Ici en Tunisie, nous coopérons tous ensemble dans la fondation de la démocratie et il y une entente entre les différentes forces politiques autour de sa signification. Et je ne pense pas qu’il y ait un désaccord autour des valeurs de l’égalité et des droits de l’homme. Le différend tourne autour des moyens de développement économique. Et moi, en tant que ministre de la Culture, je suis un peu éloignée de cette affaire.

— Quelles sont les dimensions de la coopération culturelle entre l’Egypte et la Tunisie ?

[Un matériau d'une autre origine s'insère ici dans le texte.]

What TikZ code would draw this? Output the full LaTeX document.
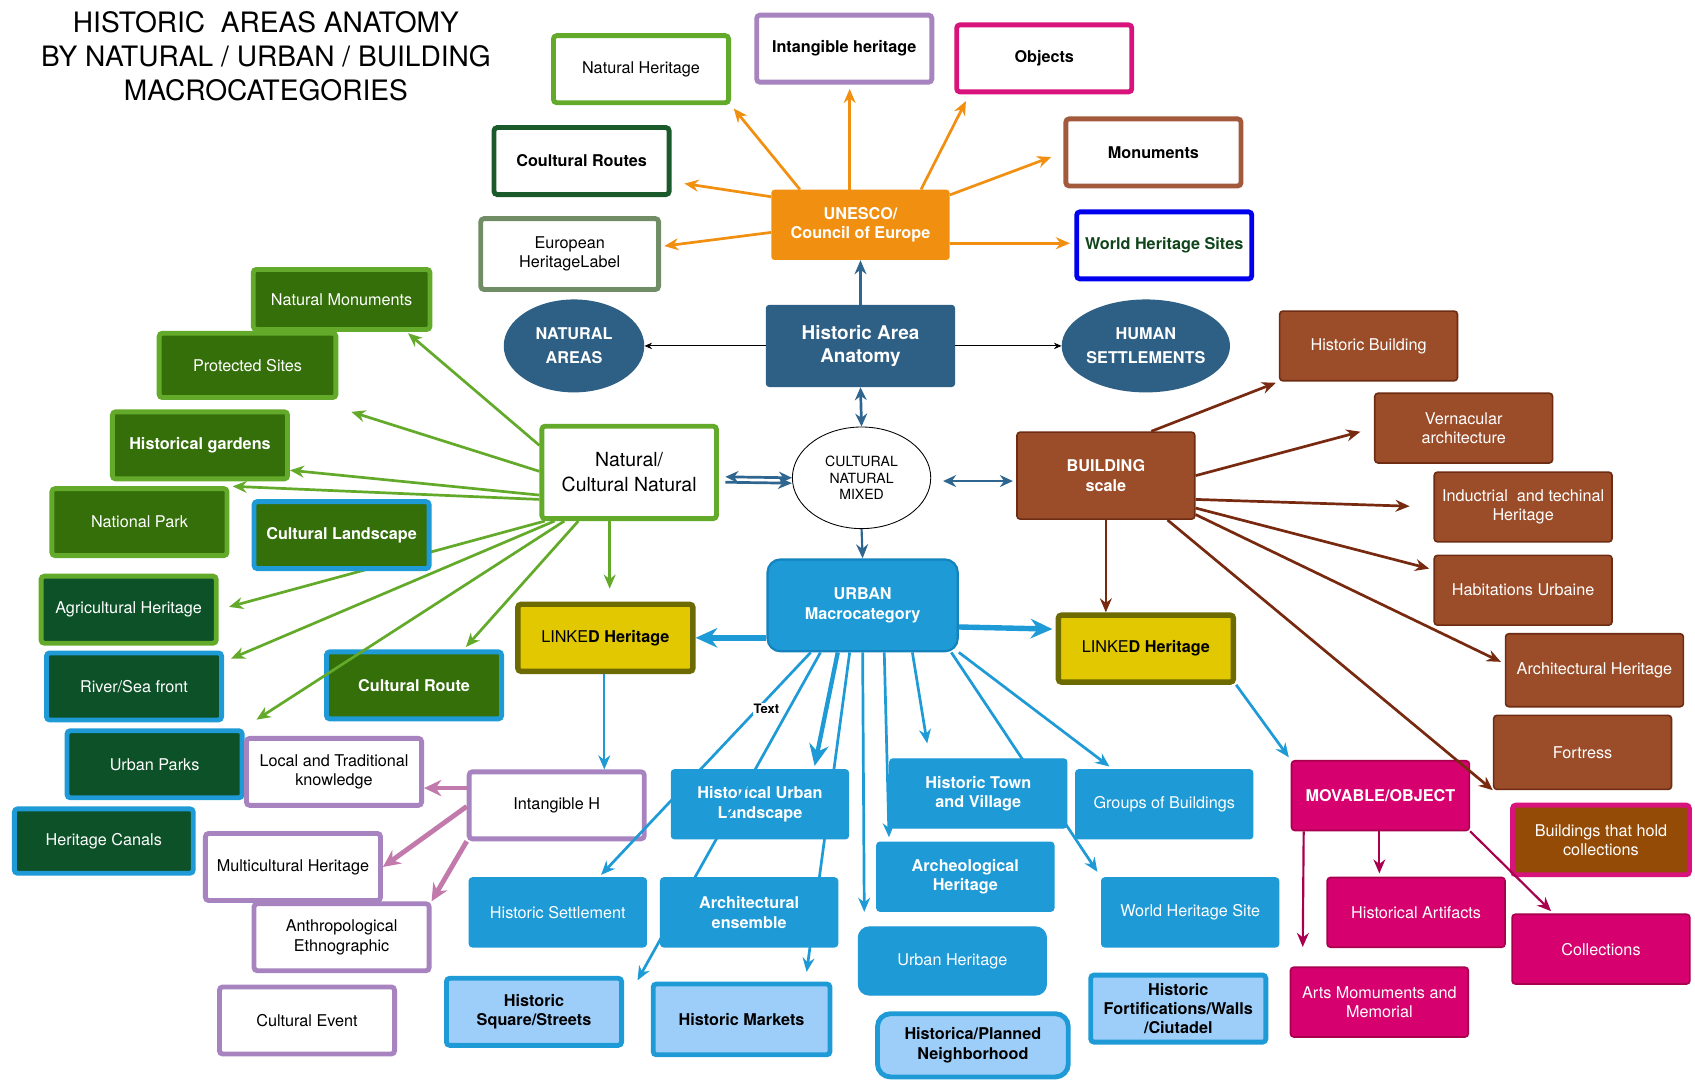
\documentclass[tikz,border=0pt]{standalone}
\usepackage{fontspec}
\setmainfont{TeX Gyre Heros}
\usetikzlibrary{arrows.meta,shapes.geometric,backgrounds}

\definecolor{cOrange}{HTML}{F18F10}
\definecolor{cNavy}{HTML}{2E5F85}
\definecolor{cArrNavy}{HTML}{2F6690}
\definecolor{cLGreen}{HTML}{64AA2A}
\definecolor{cMGreen}{HTML}{346F0A}
\definecolor{cDGreen}{HTML}{0C5127}
\definecolor{cRouteGreen}{HTML}{1B5A2B}
\definecolor{cGrayGreen}{HTML}{708D66}
\definecolor{cLilac}{HTML}{A783BF}
\definecolor{cMagenta}{HTML}{D8137C}
\definecolor{cMagFill}{HTML}{D6006E}
\definecolor{cMagLine}{HTML}{A8004F}
\definecolor{cMonBrown}{HTML}{A35A3C}
\definecolor{cBrown}{HTML}{9B4D2A}
\definecolor{cBrownLine}{HTML}{6E2C12}
\definecolor{cBrownArr}{HTML}{782A10}
\definecolor{cHoldFill}{HTML}{944B06}
\definecolor{cBlue}{HTML}{1E9AD6}
\definecolor{cBlueLine}{HTML}{1482BC}
\definecolor{cLightBlue}{HTML}{9DCEF9}
\definecolor{cWHS}{HTML}{0000EE}
\definecolor{cWHStext}{HTML}{10451C}
\definecolor{cYellow}{HTML}{E1C800}
\definecolor{cOlive}{HTML}{6C6A00}
\definecolor{cPink}{HTML}{C27AAC}

\tikzset{
  wh/.style 2 args={minimum width=#1pt, minimum height=#2pt},
  wframe/.style={boxbase, draw=#1, line width=4.5pt, fill=white},
  greenbox/.style 2 args={boxbase, draw=#1, fill=#2, line width=4.5pt, text=white},
  boxbase/.style={rectangle, rounded corners=3pt, align=center, inner sep=2pt, minimum width=162pt, minimum height=62pt}
}

\begin{document}
\begin{tikzpicture}[
    x=1pt, y=-1pt,
    font=\fontsize{15}{18}\selectfont,
    bf/.style={font=\fontsize{15}{18}\selectfont\bfseries},
    brownbox/.style={boxbase, draw=cBrownLine, line width=1.5pt, fill=cBrown, text=white, wh={164.5}{64.5}},
    magbox/.style={boxbase, draw=cMagLine, line width=1.5pt, fill=cMagFill, text=white, wh={164.5}{64.5}},
    urbbox/.style={boxbase, draw=cBlue, line width=1pt, fill=cBlue, text=white, wh={164}{64}},
    lbluebox/.style={boxbase, draw=cBlue, line width=4.5pt, fill=cLightBlue, bf},
    linkbox/.style={boxbase, draw=cOlive, line width=5pt, fill=cYellow},
    oval/.style={ellipse, fill=cNavy, text=white, align=center, inner sep=0pt, wh={130}{86}, font=\fontsize{15}{22}\selectfont\bfseries},
    arr/.style={-{Stealth[length=13pt, width=11pt]}, line width=2.5pt},
    fatarr/.style={-{Stealth[length=20pt, width=18pt]}, line width=5pt},
    thinarr/.style={-{Stealth[length=7pt, width=6pt]}, line width=0.8pt},
    biarr/.style={{Stealth[length=12pt, width=11pt]}-{Stealth[length=12pt, width=11pt]}, line width=2.5pt},
    pinkarr/.style={-{Stealth[length=16pt, width=15pt]}, line width=4.5pt, cPink}
  ]
  \useasboundingbox (0,0) rectangle (1568,1002);
  \begin{scope}[on background layer]
    \fill[white] (0,0) rectangle (1568,1002);
  \end{scope}

  % title
  \node[font=\fontsize{26}{31.5}\selectfont, align=center] (title) at (246,52) {HISTORIC~~AREAS ANATOMY\\BY NATURAL / URBAN / BUILDING\\MACROCATEGORIES};

  % UNESCO cluster
  \node[wframe=cLGreen] (natherit) at (593,64) {Natural Heritage};
  \node[wframe=cLilac, bf] (intang) at (781,45) {Intangible heritage};
  \node[wframe=cMagenta, bf] (objects) at (966,54) {Objects};
  \node[wframe=cRouteGreen, bf] (routes) at (538,149) {Coultural Routes};
  \node[wframe=cMonBrown, bf] (monum) at (1067,141) {Monuments};
  \node[wframe=cGrayGreen, wh={164.5}{65.5}] (eulabel) at (527,235) {European\\HeritageLabel};
  \node[wframe=cWHS, bf, text=cWHStext] (whsites) at (1077,227) {World Heritage Sites};
  \node[boxbase, fill=cOrange, text=white, bf, wh={165}{65}] (unesco) at (796,208) {UNESCO/\\Council of Europe};

  % centre
  \node[boxbase, fill=cNavy, text=white, font=\fontsize{17.5}{22}\selectfont\bfseries, wh={175}{76}] (anatomy) at (796,320) {Historic Area\\Anatomy};
  \node[oval] (natareas) at (531,320) {NATURAL\\AREAS};
  \node[oval] (human) at (1060,320) {HUMAN\\SETTLEMENTS};
  \node[ellipse, draw=black, line width=0.8pt, fill=white, align=center, inner sep=0pt, wh={128}{94}, font=\fontsize{13}{15.5}\selectfont] (mixed) at (797,442) {CULTURAL\\NATURAL\\MIXED};
  \node[wframe=cLGreen, wh={161.5}{85.5}, font=\fontsize{18}{23}\selectfont] (natcult) at (582,437) {Natural/\\Cultural Natural};
  \node[brownbox, bf, wh={164.5}{80.5}] (building) at (1023,440) {BUILDING\\scale};
  \node[boxbase, draw=cBlueLine, line width=2pt, fill=cBlue, text=white, bf, rounded corners=12pt, wh={176}{85}] (urban) at (798,560) {URBAN\\Macrocategory};

  % natural side
  \node[greenbox={cLGreen}{cMGreen}, wh={163.5}{55.5}] (natmon) at (316,277) {Natural Monuments};
  \node[greenbox={cLGreen}{cMGreen}, wh={163.5}{59.5}] (protect) at (229,338) {Protected Sites};
  \node[greenbox={cLGreen}{cMGreen}, bf] (gardens) at (185,412) {Historical gardens};
  \node[greenbox={cLGreen}{cMGreen}] (natpark) at (129,483) {National Park};
  \node[greenbox={cBlue}{cMGreen}, bf] (cland) at (316,495) {Cultural Landscape};
  \node[greenbox={cLGreen}{cDGreen}] (agri) at (119,564) {Agricultural Heritage};
  \node[greenbox={cBlue}{cDGreen}] (river) at (124,635) {River/Sea front};
  \node[greenbox={cBlue}{cMGreen}, bf] (croute) at (383,634) {Cultural Route};
  \node[greenbox={cBlue}{cDGreen}] (uparks) at (143,707) {Urban Parks};
  \node[greenbox={cBlue}{cDGreen}, wh={165.5}{59.5}] (canals) at (96,778) {Heritage Canals};

  % linked
  \node[linkbox] (linkL) at (560,590) {LINKE\textbf{D Heritage}};
  \node[linkbox] (linkR) at (1060,600) {LINKE\textbf{D Heritage}};

  % building side
  \node[brownbox] (histbld) at (1266,320) {Historic Building};
  \node[brownbox] (vernac) at (1354,396) {Vernacular\\architecture};
  \node[brownbox] (induct) at (1409,469) {Inductrial~~and techinal\\Heritage};
  \node[brownbox] (habit) at (1409,546) {Habitations Urbaine};
  \node[brownbox, wh={164.5}{67.5}] (archher) at (1475,620) {Architectural Heritage};
  \node[brownbox, wh={164.5}{68.5}] (fortress) at (1464,696) {Fortress};
  \node[boxbase, draw=cMagenta, line width=4.5pt, fill=cHoldFill, text=white, wh={163.5}{64.5}] (bhold) at (1481,777) {Buildings that hold\\collections};

  % movable
  \node[magbox, bf] (movable) at (1277,736) {MOVABLE/OBJECT};
  \node[magbox] (artifacts) at (1310,844) {Historical Artifacts};
  \node[magbox] (collect) at (1481,878) {Collections};
  \node[magbox] (arts) at (1276,927) {Arts Momuments and\\Memorial};

  % urban
  \node[urbbox, bf] (hul) at (703,744) {Historical Urban\\Landscape};
  \node[urbbox, bf] (htown) at (905,734) {Historic Town\\and Village};
  \node[urbbox] (groups) at (1077,744) {Groups of Buildings};
  \node[urbbox] (hsettle) at (516,844) {Historic Settlement};
  \node[urbbox, bf] (archens) at (693,844) {Architectural\\ensemble};
  \node[urbbox, bf] (archeo) at (893,811) {Archeological\\Heritage};
  \node[urbbox] (whsite) at (1101,844) {World Heritage Site};
  \node[urbbox, rounded corners=10pt, wh={174}{63}] (uherit) at (881,889) {Urban Heritage};
  \node[lbluebox] (hsquare) at (494,936) {Historic\\Square/Streets};
  \node[lbluebox, wh={163.5}{65.5}] (hmarkets) at (686,943) {Historic Markets};
  \node[lbluebox, rounded corners=12pt, wh={176.5}{58.5}] (planned) at (900,967) {Historica/Planned\\Neighborhood};
  \node[lbluebox] (fortif) at (1090,933) {Historic\\Fortifications/Walls\\/Ciutadel};

  % intangible
  \node[wframe=cLilac] (localk) at (309,714) {Local and Traditional\\knowledge};
  \node[wframe=cLilac] (intH) at (515,745) {Intangible H};
  \node[wframe=cLilac] (multi) at (271,802) {Multicultural Heritage};
  \node[wframe=cLilac] (anthro) at (316,867) {Anthropological\\Ethnographic};
  \node[wframe=cLilac] (cevent) at (284,944) {Cultural Event};

  % UNESCO spokes
  \draw[arr, cOrange, shorten >=4pt] ([xshift=-56pt]unesco.north) -- (natherit.south east);
  \draw[arr, cOrange, shorten >=4pt] ([xshift=-10pt]unesco.north) -- ([xshift=5pt]intang.south);
  \draw[arr, cOrange, shorten >=7pt] ([xshift=56pt]unesco.north) -- ([xshift=14pt]objects.south west);
  \draw[arr, cOrange, shorten >=12pt] ([yshift=-5pt]unesco.north east) -- (monum.west);
  \draw[arr, cOrange, shorten >=4pt] ([yshift=-17pt]unesco.east) -- ([yshift=2pt]whsites.west);
  \draw[arr, cOrange, shorten >=12pt] ([yshift=26pt]unesco.west) -- ([yshift=-19pt]routes.east);
  \draw[arr, cOrange, shorten >=3pt] ([yshift=-7pt]unesco.west) -- ([yshift=7pt]eulabel.east);

  % centre links
  \draw[arr, cArrNavy] (anatomy.north) -- (unesco.south);
  \draw[thinarr] (anatomy.west) -- (natareas.east);
  \draw[thinarr] (anatomy.east) -- (human.west);
  \draw[biarr, cArrNavy] (anatomy.south) -- (mixed.north);
  \draw[biarr, cArrNavy, shorten <=6pt] ([yshift=-4pt]natcult.east) -- (mixed.west);
  \draw[arr, cArrNavy, shorten <=6pt] ([yshift=-9pt]natcult.east) -- ([yshift=-5pt]mixed.west);
  \draw[biarr, cArrNavy, shorten <=11pt, shorten >=3pt] ([yshift=-3pt]mixed.east) -- ([yshift=-5pt]building.west);
  \draw[arr, cArrNavy, line width=2pt] (mixed.south) -- (urban.north);

  % natural spokes
  \draw[arr, cLGreen, shorten >=2pt] ([yshift=-20pt]natcult.north west) -- ([xshift=-24pt]natmon.south east);
  \draw[arr, cLGreen] ([yshift=-44pt]natcult.north west) -- ([xshift=12pt, yshift=-11pt]protect.south east);
  \draw[arr, cLGreen] ([yshift=-66pt]natcult.north west) -- ([yshift=-23pt]gardens.east);
  \draw[arr, cLGreen, shorten >=3pt] ([yshift=-70pt]natcult.north west) -- (natpark.north east);
  \begin{scope}[on background layer]
    \draw[arr, cLGreen, shorten >=10pt] ([xshift=5pt]natcult.south west) -- (agri.east);
  \end{scope}
  \draw[arr, cLGreen, shorten >=7pt] ([xshift=14pt]natcult.south west) -- ([yshift=23pt]river.east);
  \draw[arr, cLGreen] ([xshift=23pt]natcult.south west) -- ([xshift=11pt, yshift=8pt]uparks.north east);
  \draw[arr, cLGreen, shorten >=3pt] ([xshift=36pt]natcult.south west) -- ([xshift=46pt]croute.north);
  \draw[arr, cLGreen, shorten >=12pt] ([xshift=-18pt]natcult.south) -- ([xshift=4pt]linkL.north);

  % building spokes
  \draw[arr, cBrownArr, shorten >=3pt] ([xshift=42pt]building.north) -- (histbld.south west);
  \draw[arr, cBrownArr, shorten >=13pt] (building.east) -- (vernac.west);
  \draw[arr, cBrownArr, shorten >=22pt] ([yshift=-22pt]building.east) -- (induct.west);
  \draw[arr, cBrownArr, shorten >=4pt] ([yshift=-30pt]building.east) -- ([yshift=19pt]habit.west);
  \draw[arr, cBrownArr, shorten >=4pt] ([yshift=-36pt]building.east) -- ([yshift=6pt]archher.west);
  \draw[arr, cBrownArr] ([xshift=57pt]building.south) -- (fortress.south west);
  \draw[arr, cBrownArr] (building.south) -- (building.south |- linkR.north);

  % urban spokes
  \draw[fatarr, cBlue] ([yshift=-30pt]urban.west) -- (linkL.east);
  \draw[fatarr, cBlue, shorten >=3pt] ([yshift=-20pt]urban.east) -- ([yshift=18pt]linkR.west);
  \draw[arr, cBlue, line width=1.8pt] ([xshift=-1pt]linkL.south) -- ([xshift=44pt]intH.north);
  \draw[arr, cBlue, shorten >=3pt] (linkR.south east) -- (movable.north west);
  \draw[arr, cBlue, shorten >=3pt] ([xshift=-48pt]urban.south) -- ([xshift=38pt]hsettle.north);
  \draw[arr, cBlue, shorten >=1pt] ([xshift=-39pt]urban.south) -- ([xshift=12pt, yshift=-5pt]hsquare.north east);
  \draw[fatarr, cBlue, line width=4pt, shorten >=3pt] ([xshift=-23pt]urban.south) -- ([xshift=50pt]hul.north);
  \draw[arr, cBlue, shorten >=9pt] ([xshift=-12pt]urban.south) -- ([xshift=59pt]hmarkets.north);
  \draw[arr, cBlue] (urban.south) -- ([xshift=-11pt]archeo.south west);
  \draw[arr, cBlue, shorten >=4pt] ([xshift=20pt]urban.south) -- ([xshift=12pt]archeo.north west);
  \draw[arr, cBlue, shorten >=14pt] ([xshift=46pt]urban.south) -- ([xshift=-45pt]htown.north);
  \draw[arr, cBlue, shorten >=6pt] ([xshift=-7pt]urban.south east) -- (whsite.north west);
  \draw[arr, cBlue, shorten >=4pt] (urban.south east) -- ([xshift=35pt]groups.north west);

  % intangible spokes
  \draw[pinkarr] ([yshift=16pt]intH.west) -- ([yshift=-15pt]localk.east);
  \draw[pinkarr] ([yshift=-1pt]intH.west) -- (multi.east);
  \draw[pinkarr] (intH.south west) -- (anthro.north east);

  % movable spokes
  \draw[arr, cMagLine, line width=2pt, shorten >=18pt] ([xshift=12pt]movable.south west) -- ([xshift=12pt]arts.north west);
  \draw[arr, cMagLine, line width=2pt, shorten >=3pt] ([xshift=-1pt]movable.south) -- ([xshift=-34pt]artifacts.north);
  \draw[arr, cMagLine, line width=2pt, shorten >=3pt] (movable.south east) -- ([xshift=-44pt]collect.north);

  \node[fill=white, inner sep=1pt, font=\fontsize{12}{12}\selectfont\bfseries] (txt) at (709,656) {Text};
\end{tikzpicture}
\end{document}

— Entre les deux pays, il y a une histoire commune exceptionnelle. Depuis le XIXe siècle, nous naviguons de pair au niveau intellectuel. En 2011, s’est déclenchée la révolution égyptienne, juste après la révolution tunisienne. Ce contexte ouvre de nouveaux horizons de coopération culturelle qui ne se sont malheureusement pas encore concrétisés. A ce propos, j’ai l’intention de rencontrer l’ambassadeur d’Egypte à Tunis.